Sunday 17 December 2006

Thursday 14 December 2006

Pay attention to your neighbours

At the funeral this afternoon there was a moment of complete and utter silence. The chapel was full of people, standing room only. We'd had the hesitation about who goes first, the shuffling, the singing, the praying, the coughing, the not too unctious address from the diffident vicar. The Lord's Prayer and for Those in Peril on the Sea. Because it was Dancing Sailor John who had died. He who had been a merchant seaman.

Then the moment. Quite naturally out of nowhere. Catching everybody by surprise and lasting just long enough to count. Long enough to register. To look and look away again - Marlon Brando spotting stars. The congregation settled into the space and time stretched. The clocks stopped like in the Four Weddings poem. Time froze and lost its references.

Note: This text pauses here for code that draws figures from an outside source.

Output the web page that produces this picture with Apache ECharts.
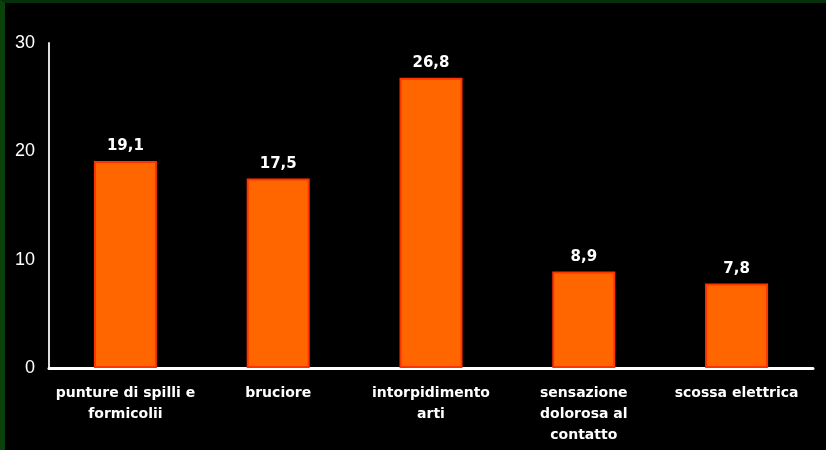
<!DOCTYPE html>
<html>
<head>
<meta charset="utf-8">
<script src="https://cdn.jsdelivr.net/npm/echarts@6/dist/echarts.min.js"></script>
<style>
html, body { margin: 0; padding: 0; background: #000; }
#frame { width: 826px; height: 450px; box-sizing: border-box; background: #000;
  border-top: 3px solid #06300a; border-left: 5px solid #0a420a; }
#chart { width: 821px; height: 447px; }
</style>
</head>
<body>
<div id="frame"><div id="chart"></div></div>
<script>
// categorie e valori (%)
var categories = ['punture di spilli e\nformicolii', 'bruciore', 'intorpidimento\narti', 'sensazione\ndolorosa al\ncontatto', 'scossa elettrica'];
var values = [19.1, 17.5, 26.8, 8.9, 7.8];
var yTicks = [0, 10, 20, 30];

var myChart = echarts.init(document.getElementById('chart'));
myChart.setOption({
    backgroundColor: '#000',
    animation: false,
    grid: { left: 44, right: 13, top: 40, bottom: 82 },
    xAxis: {
        type: 'category',
        data: categories,
        axisLine: { lineStyle: { color: '#fff', width: 3 } },
        axisTick: { show: false },
        axisLabel: {
            color: '#fff',
            fontFamily: 'DejaVu Sans',
            fontWeight: 'bold',
            fontSize: 14,
            lineHeight: 21,
            margin: 15,
            interval: 0
        }
    },
    yAxis: {
        type: 'value',
        min: yTicks[0],
        max: yTicks[yTicks.length - 1],
        interval: 10,
        axisLine: { show: true, lineStyle: { color: '#ddd', width: 2 } },
        axisTick: { show: false },
        splitLine: { show: false },
        axisLabel: { color: '#fff', fontFamily: 'Liberation Sans', fontSize: 18, margin: 14 }
    },
    series: [{
        type: 'bar',
        data: values,
        barWidth: 63,
        itemStyle: { color: '#ff6600', borderColor: '#ff3300', borderWidth: 2 },
        label: {
            show: true,
            position: 'top',
            distance: 7,
            color: '#fff',
            fontFamily: 'DejaVu Sans',
            fontWeight: 'bold',
            fontSize: 15,
            formatter: function (p) { return p.value.toFixed(1).replace('.', ','); }
        }
    }]
});
</script>
</body>
</html>
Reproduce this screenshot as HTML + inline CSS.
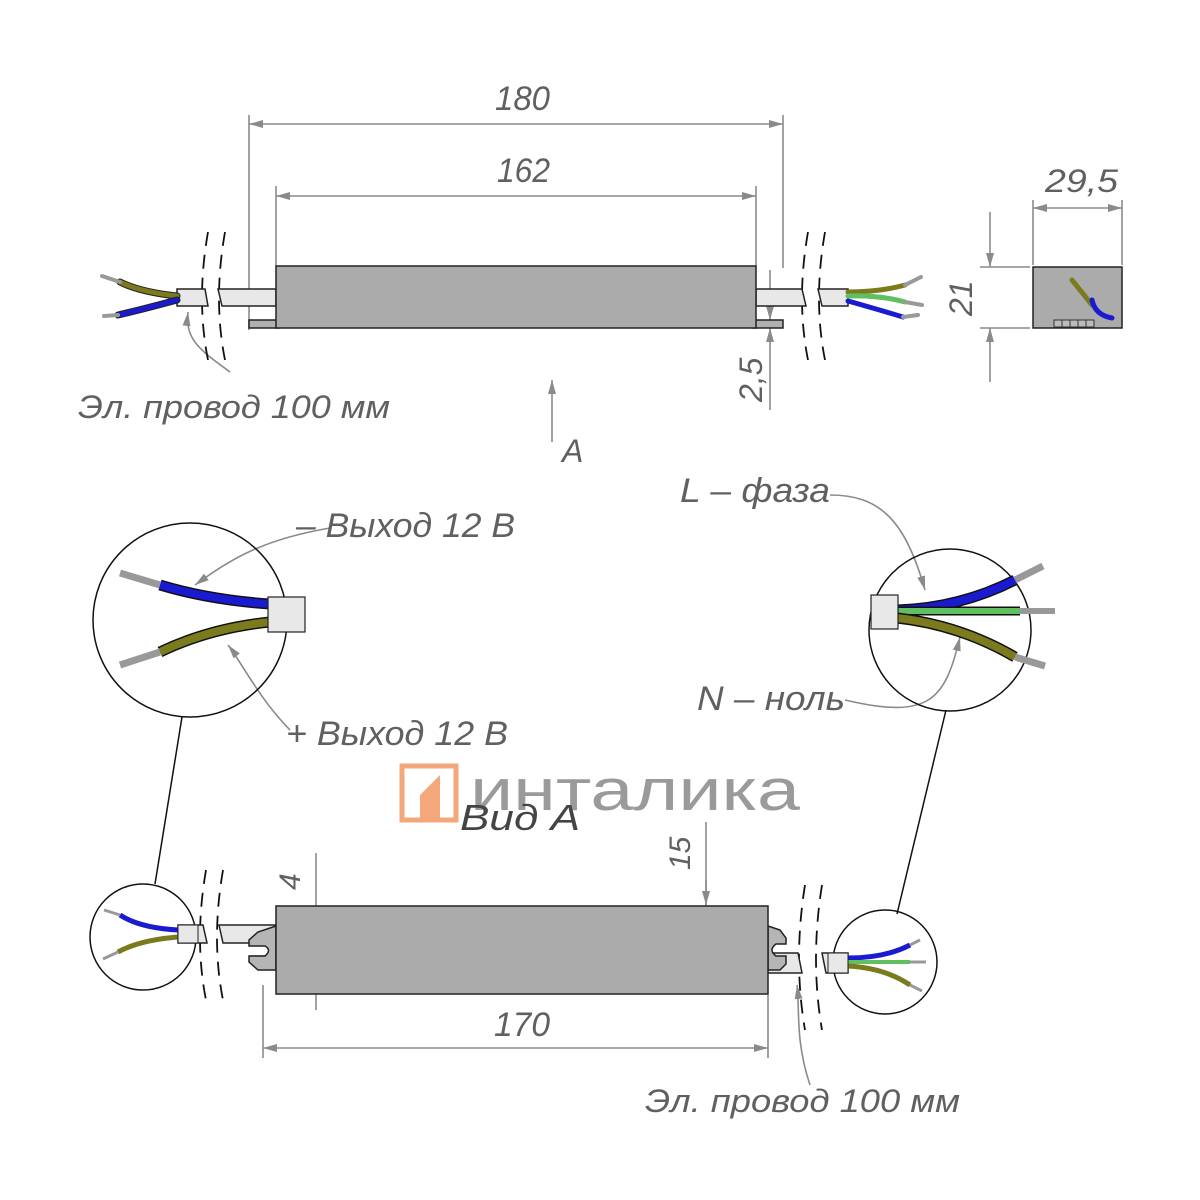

It stood still for us at Caversham Crematorium this afternoon. Saying goodbye to Sailor.

Wednesday 6 December 2006

Central Line

The visceral central line.

It's red on the underground map. It runs like an artery through the heart of London. It has a pulse as trains run through it every three minutes or so. A slow mechanical pulse as if there were a beating heart, somewhere, connecting the city - keeping it alive. And the underground is deep vein, hidden beneath the layers. Systolic with the rush of air and pressure and sound and full of humanity. The Tube.

All of us down there in the mornings. Mostly maintaining a delicate separation even in the extreme moments when, forced together, we inhale each other's breathe. Which can be sweet, of course, as well as foul. And now in winter we have our coats about us like shells. And some of us have our earphones in and a strange detached gaze - especially me today when I was listening to Bowie's Outside (Architect's Eyes) amongst others as loud as I could stand it.

The ultimate urban music track after Low. I never expected to enjoy the filmic effect of my iPod quite as much as Ido. I've started choosing tracks to fit the environment I'm walking through. Looking for counterpoint. So, for example, I might play Babylon's Burning by Lee Perry on my way down Gresham Street to meet the bankers. Or the Goldberg Variations walking down Oxford Street.

Get the idea? It happens accidentally all the time, but I'm starting to introduce some intentionality into the dynamic. I'm starting to flex my tracks to accompany my routine pathways through the city. See how different I feel arriving at the office. Mood management. On the city streets.

Tuesday 5 December 2006

All Those in Favour

Here is where we begin. Standing on a crowded high speed train from Didcot to Paddington. It is 0749 and Mozart's Requiem is on my iPod.

We are all about something this morning, mostly irritated in that slightly fuzzy commuter style. Not quite in your face, but on the edge of cracking wide open with anger. Or practising avoidance. Locked into one of our digital devices. Distraction and time passing.

God forbid we should ever make eye contact or actually speak to one another.

Three minutes early for a change and the maw of the tube waits ........ 0834 rush hour and body space management. Central line.